А Натали повторяла: "Я хотела бы умереть здесь!" Он ласково улыбался ее ликованию. (Пронзительно вспоминал впоследствии, когда сбылось через четыре года…)
Она говорила, сияя глазами:
- А вот еще в марте будет цвести виноград… и все, все, что может, будет цвести!..
Это означало, что пока еще не вся радость и красота, но будут, будут! Он взял ее руку - возбужденно бился ее пульс… И легкая горечь подступила к его сердцу: Натали требует от жизни полной гармонии и счастья, когда неизвестно, существуют ли они…
Он грубее милой мечтательницы? Становится незамысловатее с годами? Как знать. Быть может, он и в самом деле утрачивает какие-то фибры, которые заведуют покоем и наслаждением. Жизнь его, пожалуй, привычно уже воспринималась им как не принадлежащая ему самому. Она неосознанно ощущает это (они единый организм) и все заметнее "чувствует" за них обоих - дал бы бог, чтобы впереди одна радость…
А вот его впечатления об этом крае. Его восхищают тяжко и стремительно воспаряющие своды храмов. Они вместилища духа, не божественного, а человеческого. Как и стройные памятники, барельефы и хрупкие на вид каменные кружева венецианских дворцов над зелеными водами каналов с легким запахом тления, водорослей и рыбы. Не поверье, а всеобщее убеждение, что иные из памятников оживают в переменчивом свете заката и рассвета. Отчего же не верить в это? Не зря скульптор Донателло обращался к своей статуе как к живой и требовал: говори же, говори! В такое достойно верить. Герцен всегда преклонялся перед красотой, считал ее талантом, силой. Просветляющей силой… Нужно только очень верить в нее самому художнику, чтобы достигалось высветление душ красотой - ведь получалось же это у итальянцев пятнадцатого века! Он впитывает в себя их уроки. Однако совсем особые размышления, должно быть не предусмотренные гидами, вызывали у него их однотипные пояснения относительно зданий, дворцов и балюстрад: палаццо - это дом-памятник в честь его строителя и владельца… "Достоинство мужа должно быть увенчано домом".

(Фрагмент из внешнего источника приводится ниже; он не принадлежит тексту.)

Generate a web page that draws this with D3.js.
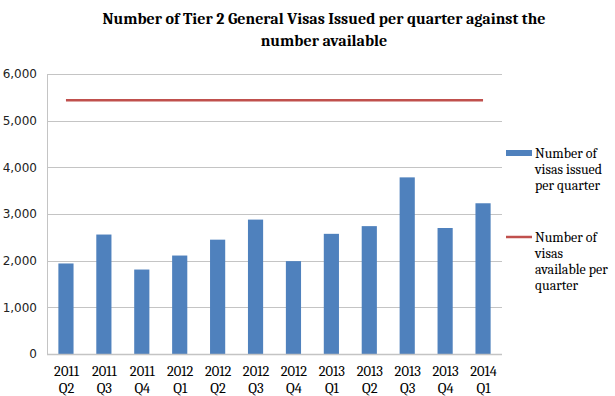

Вот ведь что. Так где же его дом?.. Из Парижа лавочников они уезжали сюда с недоуменным и раздраженным чувством, боялись: что, если в Италии будет хуже? Хотели найти хотя бы покой, солнце и сколько-нибудь человеческую обстановку. И нашли ее. Пожалуй, они проживут здесь с год, если не произойдет ничего непредвиденного. Италия - это радость…
Однако где он, дом для его души? - спрашивал он себя и здесь. В доме не только радуются, но и с пользой работают.
Вновь они встретили на туристских дорогах семейство Тучковых.
Чаще всего они беседовали с Алексеем Алексеевичем не о здешних красотах, а о сроках возможных российских перемен - ведь вот же в Италии разгорается!.. "Генерал" верил, что если так дальше, то не за горами. Он имел в виду сочувствие общественного мнения в России пресечению помещичьих злоупотреблений, а также распространение "идей".